Ideally, someone on the Christian Left would do it, as an act of Christian love, but the story probably has to come from someone who is not associated with fake news. Someone like Sarah Huckabee’s father: surely he can see the ancient Hebrews in the pictures coming out of Mexico and Guatemala.
But wait, Trump’s going to say: those Hondurans aren’t slaves, they’re free men and women, and the army isn’t going out to bring them back, but rather to keep them from coming in.
Both of those but-waits are superficially true, but the parallels are close enough to justify conflating the two stories. In both cases a desperate underclass finally unchains itself from the life created for it by the masters — the life that makes the masters rich — and together those people head north, on foot, in lousy shoes, with nothing of any value whatsoever but themselves, and the power of belief in something better.
“It’s an Exodus,” the activist Ruben Figueroa says.
While it’s true that the people fleeing Honduras are not enslaved per se, sixty-six percent of them live below the poverty line, with one out of every five people trying to survive on less than $1.90 a day. That’s a life of slavery de facto.
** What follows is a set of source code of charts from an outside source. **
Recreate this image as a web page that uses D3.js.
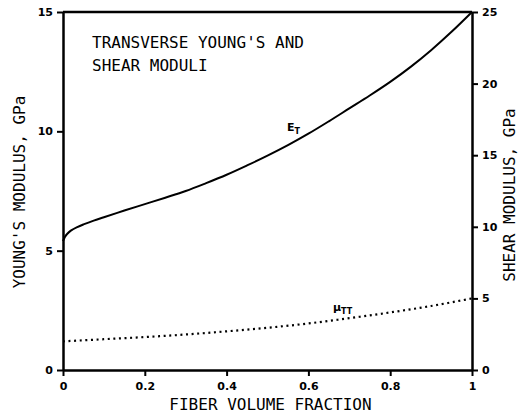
<!DOCTYPE html>
<html>
<head>
<meta charset="utf-8">
<script src="https://cdn.jsdelivr.net/npm/d3@7/dist/d3.min.js"></script>
<style>
  html, body { margin: 0; padding: 0; background: #fff; }
  svg { display: block; }
  .tick text { font-family: "DejaVu Sans", sans-serif; font-weight: bold; font-size: 11px; fill: #000; }
  .lbl { font-family: "DejaVu Sans Mono", monospace; font-size: 16px; fill: #000; }
</style>
</head>
<body>
<svg id="chart" width="520" height="418"></svg>
<script>
// ---- data ----
const fiberFraction = [0, 0.005, 0.01, 0.02, 0.035, 0.05, 0.075, 0.1, 0.15, 0.2, 0.25, 0.3, 0.35, 0.4, 0.45, 0.5, 0.55, 0.6, 0.65, 0.7, 0.75, 0.8, 0.85, 0.9, 0.95, 1.0];
const youngsE_T = [5.4, 5.58, 5.7, 5.85, 5.99, 6.1, 6.26, 6.4, 6.68, 6.95, 7.22, 7.5, 7.83, 8.18, 8.57, 8.98, 9.42, 9.9, 10.42, 10.96, 11.5, 12.07, 12.7, 13.4, 14.17, 15.0];
const muFraction = [0, 0.1, 0.2, 0.3, 0.4, 0.5, 0.6, 0.7, 0.8, 0.9, 1.0];
const shearMu_TT = [2.0, 2.15, 2.3, 2.48, 2.7, 2.95, 3.25, 3.62, 4.02, 4.47, 5.0];
const xTicks = [0, 0.2, 0.4, 0.6, 0.8, 1];
const xTickLabels = ["0", "0.2", "0.4", "0.6", "0.8", "1"];
const leftTicks = [0, 5, 10, 15];
const rightTicks = [0, 5, 10, 15, 20, 25];
const titleLines = ["TRANSVERSE YOUNG'S AND", "SHEAR MODULI"];
const xTitle = "FIBER VOLUME FRACTION";
const leftTitle = "YOUNG'S MODULUS, GPa";
const rightTitle = "SHEAR MODULUS, GPa";

// ---- layout ----
const L = 63, R = 472, T = 12, B = 370;
const svg = d3.select("#chart");
const x = d3.scaleLinear().domain([0, 1]).range([L, R]);
const yL = d3.scaleLinear().domain([0, 15]).range([B, T]);
const yR = d3.scaleLinear().domain([0, 25]).range([B, T]);

// axes
const gx = svg.append("g").attr("transform", `translate(0,${B})`)
  .call(d3.axisBottom(x).tickValues(xTicks).tickFormat((d, i) => xTickLabels[i]).tickSize(6).tickSizeOuter(0).tickPadding(6));
const gl = svg.append("g").attr("transform", `translate(${L},0)`)
  .call(d3.axisLeft(yL).tickValues(leftTicks).tickSize(6).tickSizeOuter(0).tickPadding(4));
const gr = svg.append("g").attr("transform", `translate(${R},0)`)
  .call(d3.axisRight(yR).tickValues(rightTicks).tickSize(6).tickSizeOuter(0).tickPadding(4));
[gx, gl, gr].forEach(g => {
  g.selectAll("path.domain").attr("stroke", "#000").attr("stroke-width", 2.5);
  g.selectAll(".tick line").attr("stroke", "#000").attr("stroke-width", 2);
});
// top frame line
svg.append("line").attr("x1", x(0)).attr("x2", x(1)).attr("y1", yL(15)).attr("y2", yL(15))
  .attr("stroke", "#000").attr("stroke-width", 2.5);

// curves
const lineE = d3.line().x((d, i) => x(fiberFraction[i])).y(d => yL(d)).curve(d3.curveCatmullRom.alpha(0.5));
svg.append("path").datum(youngsE_T).attr("d", lineE)
  .attr("fill", "none").attr("stroke", "#000").attr("stroke-width", 2);

const lineMu = d3.line().x((d, i) => x(muFraction[i])).y(d => yR(d)).curve(d3.curveCatmullRom.alpha(0.5));
svg.append("path").datum(shearMu_TT).attr("d", lineMu)
  .attr("fill", "none").attr("stroke", "#000").attr("stroke-width", 2.2)
  .attr("stroke-dasharray", "2,3.6");

// curve labels
const eLab = svg.append("text").attr("x", 287).attr("y", 131)
  .attr("font-family", "DejaVu Sans, sans-serif").attr("font-weight", "bold").attr("font-size", 11);
eLab.append("tspan").text("E");
eLab.append("tspan").attr("font-size", 8).attr("dy", 3).text("T");

const mLab = svg.append("text").attr("x", 333).attr("y", 311)
  .attr("font-family", "DejaVu Sans, sans-serif").attr("font-weight", "bold").attr("font-size", 11);
mLab.append("tspan").text("\u03BC");
mLab.append("tspan").attr("font-size", 8).attr("dy", 3).text("TT");

// titles
svg.append("text").attr("class", "lbl").attr("x", 92).attr("y", 48).text(titleLines[0]);
svg.append("text").attr("class", "lbl").attr("x", 92).attr("y", 71).text(titleLines[1]);
svg.append("text").attr("class", "lbl").attr("x", (L + R) / 2 + 3).attr("y", 410)
  .attr("text-anchor", "middle").text(xTitle);
svg.append("text").attr("class", "lbl").attr("text-anchor", "middle")
  .attr("transform", `translate(25,192) rotate(-90)`).text(leftTitle);
svg.append("text").attr("class", "lbl").attr("text-anchor", "middle")
  .attr("transform", `translate(515,195) rotate(-90)`).text(rightTitle);
</script>
</body>
</html>
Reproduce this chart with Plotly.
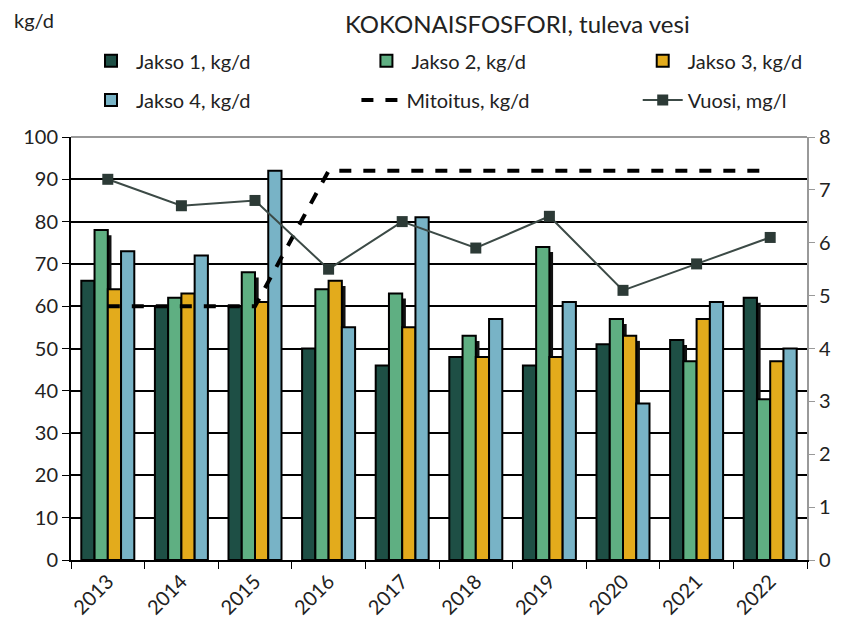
import plotly.graph_objects as go

years = ["2013", "2014", "2015", "2016", "2017", "2018", "2019", "2020", "2021", "2022"]
jakso1 = [66, 60, 60, 50, 46, 48, 46, 51, 52, 62]
jakso2 = [78, 62, 68, 64, 63, 53, 74, 57, 47, 38]
jakso3 = [64, 63, 61, 66, 55, 48, 48, 53, 57, 47]
jakso4 = [73, 72, 92, 55, 81, 57, 61, 37, 61, 50]
mitoitus = [60, 60, 60, 92, 92, 92, 92, 92, 92, 92]
vuosi = [7.2, 6.7, 6.8, 5.5, 6.4, 5.9, 6.5, 5.1, 5.6, 6.1]

FONT = "Lato"
W = 0.18
series = [
    ("Jakso 1, kg/d", jakso1, "#1e4f45", "legend"),
    ("Jakso 2, kg/d", jakso2, "#5faf82", "legend2"),
    ("Jakso 3, kg/d", jakso3, "#e3ab1c", "legend3"),
    ("Jakso 4, kg/d", jakso4, "#78b3c6", "legend4"),
]
start = -2 * W

fig = go.Figure()

# dark "shadow" strips to the right of the bars (like the Excel original)
for i, (name, vals, color, lg) in enumerate(series[:3]):
    fig.add_trace(go.Bar(
        x=years, y=[v - 1.2 for v in vals], offset=start + (i + 1) * W, width=0.05,
        marker=dict(color="#111111", line=dict(width=0)),
        showlegend=False, hoverinfo="skip",
    ))

for i, (name, vals, color, lg) in enumerate(series):
    fig.add_trace(go.Bar(
        x=years, y=vals, name=name, offset=start + i * W, width=W,
        marker=dict(color=color, line=dict(color="#000000", width=2)),
        legend=lg,
    ))

fig.add_trace(go.Scatter(
    x=years, y=mitoitus, name="Mitoitus, kg/d", mode="lines",
    line=dict(color="#000000", width=4, dash="dash"), legend="legend5",
))
fig.add_trace(go.Scatter(
    x=years, y=vuosi, name="Vuosi, mg/l", mode="lines+markers", yaxis="y2",
    line=dict(color="#3c4a46", width=2),
    marker=dict(symbol="square", size=11, color="#2c3a36"),
    legend="legend6",
))


def leg(x, y):
    return dict(x=x, y=y, xanchor="left", yanchor="middle", orientation="h",
                font=dict(size=20), bgcolor="rgba(0,0,0,0)", itemwidth=40)


# the html body adds an 8px margin on every side, so the figure is made smaller
fig.update_layout(
    width=826, height=614,
    margin=dict(l=63, r=27, t=129, b=62, autoexpand=False),
    paper_bgcolor="white", plot_bgcolor="white",
    font=dict(family=FONT, size=20, color="#222222"),
    barmode="overlay",
    showlegend=True,
    xaxis=dict(
        type="category", tickangle=-45, showgrid=False,
        ticks="outside", tickson="boundaries", ticklen=7, tickcolor="#000000",
        showline=True, linecolor="#000000", linewidth=2,
        tickfont=dict(size=20), range=[-0.5, 9.5],
    ),
    yaxis=dict(
        range=[0, 100], dtick=10, showgrid=True, gridcolor="#000000", gridwidth=1.5,
        ticks="outside", ticklen=7, tickcolor="#000000",
        showline=True, linecolor="#000000", linewidth=2, zeroline=False,
        tickfont=dict(size=20),
    ),
    yaxis2=dict(
        range=[0, 8], dtick=1, overlaying="y", side="right", showgrid=False,
        ticks="outside", ticklen=6, tickcolor="#999999",
        showline=True, linecolor="#999999", linewidth=2, zeroline=False,
        tickfont=dict(size=20),
    ),
    legend=leg(0.0204, 1.18),
    legend2=leg(0.3946, 1.18),
    legend3=leg(0.77, 1.18),
    legend4=leg(0.0204, 1.0875),
    legend5=leg(0.3878, 1.0875),
    legend6=leg(0.77, 1.0875),
    shapes=[dict(type="line", xref="paper", yref="paper", x0=0, x1=1, y0=1, y1=1,
                 line=dict(color="#999999", width=2))],
    annotations=[
        dict(text="KOKONAISFOSFORI, tuleva vesi", xref="paper", yref="paper",
             x=0.607, y=1.2695, xanchor="center", yanchor="middle", showarrow=False,
             font=dict(size=24)),
        dict(text="kg/d", xref="paper", yref="paper", x=-0.0803, y=1.2766,
             xanchor="left", yanchor="middle", showarrow=False, font=dict(size=20)),
    ],
)

fig.write_html("out.html")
But wait, Trump’s going to say: their fate is on President Hernandez, not on me. Someone should explain to Trump that, in the global era, he doesn’t have to own hotels in Honduras to play the role of Pharaoh to those people. The only way to get his kind of money is to take it from people all over the world.
Overwhelming, inescapable poverty makes Honduras one of the most dangerous countries on earth, especially for women. In a country smaller than the state of Ohio, one woman is murdered every 16 hours, and the average child confronts as many as 30 dead bodies before her ninth birthday. That’s why Honduran women and children have joined this exodus en masse.
Despite those numbers, last December, in the aftermath of a presidential election that was condemned by independent observers, Trump officially endorsed the country’s record on civil rights, even as military units were crushing protests in the street. Some of those units were trained by Americans, with money provided by American taxpayers.
“It’s almost like they want to say that what’s happening is false,” suggested Carlos Reyes, a Honduran union leader. “The certification practically gives carte blanche to violate human rights in Honduras under the umbrella of the United States.”
We should all remember that the Book of Exodus begins with Pharaoh’s fear: “Look,” he says, “those people are more numerous and powerful than we are. Let’s deal shrewdly with them, or they’ll join our enemies.” Pharaoh oppressed those people with forced labor, but the more he oppressed them, the more they multiplied and spread, so that he came to dread them.
Let us all pray that these conflated exoduses can be separated before Donald Trump begins to see himself in that part of the story.